Hi Scott,
In "Re: [RRG] Evolutionary Possibilities - host MH/portability, IPv4
address depletion, you wrote:
so I think they are aiming their system to do "network" (many
IP addresses and hosts per EID prefix) multihoming, not "host"
multihoming.
There is an authentication problem with map-n-encap and wandering
EIDs. Suppose a device visits a site and wishes to use an EID
that is not in a prefix that that site normally announces, and
the site agrees to announce it. Why should the mapping
infrastructure, whatever it is, listen to the announcement of
that new EID? You could have it trust whatever it's told, but
more likely there will be filters in place to defend against
bogus announcements, intentional or otherwise. Compare BGP route
filters.
This may be a problem for LISP-ALT, where the ALT network somehow
has to be configured to know which particular ETR or ETRs are the
authoritative query servers for every EID prefix.
LISP-NERD has some other arrangement, I think, since there is one or
more centralised sources of mapping data, and I guess end-users
control this by a user-password system which is entirely unrelated
to ETRs or any trust-giving global network of routers, such as ALT.

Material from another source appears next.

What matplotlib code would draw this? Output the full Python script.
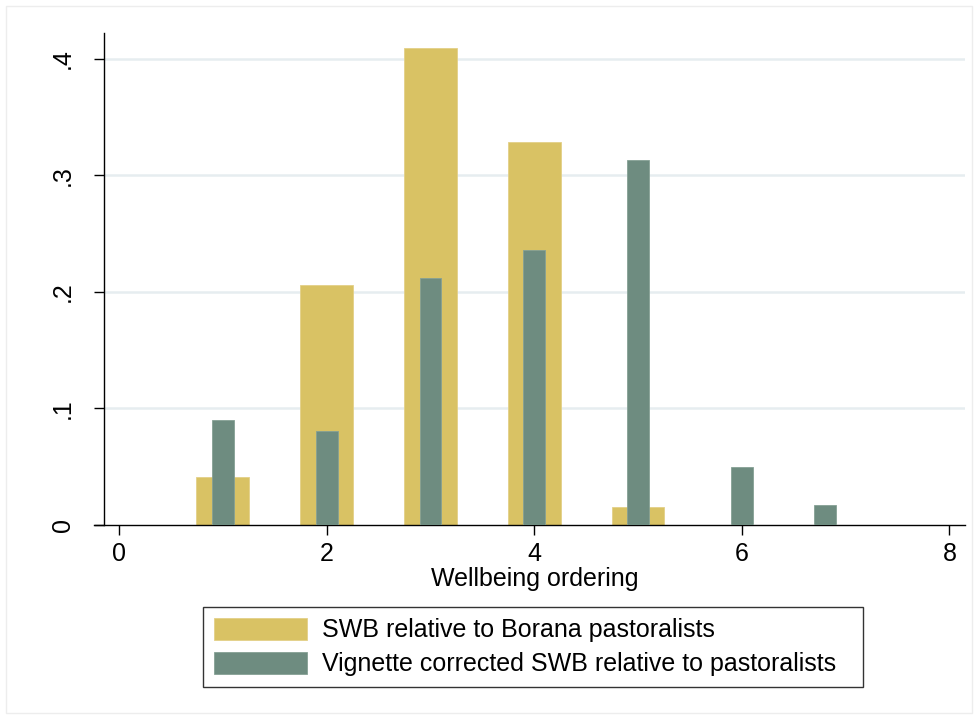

Ivip control of mapping is on this basis - the end-user controls the
division of their UAB (User Address Block) in terms of splitting it
into micronets and mapping those micronets to an ETR address, in a
system which has nothing to do with ETRs. The most obvious way to
do it is by a username and password over an encrypted link, or a
challenge response system with a secret key, password etc. This
would happen in a session with some organisation which directly or
indirectly controls the mapping for a particular Mapped Address
Block (MAB) - a BGP advertised prefix which typically contains many
UABs and therefore typically this many, or probably more, micronets.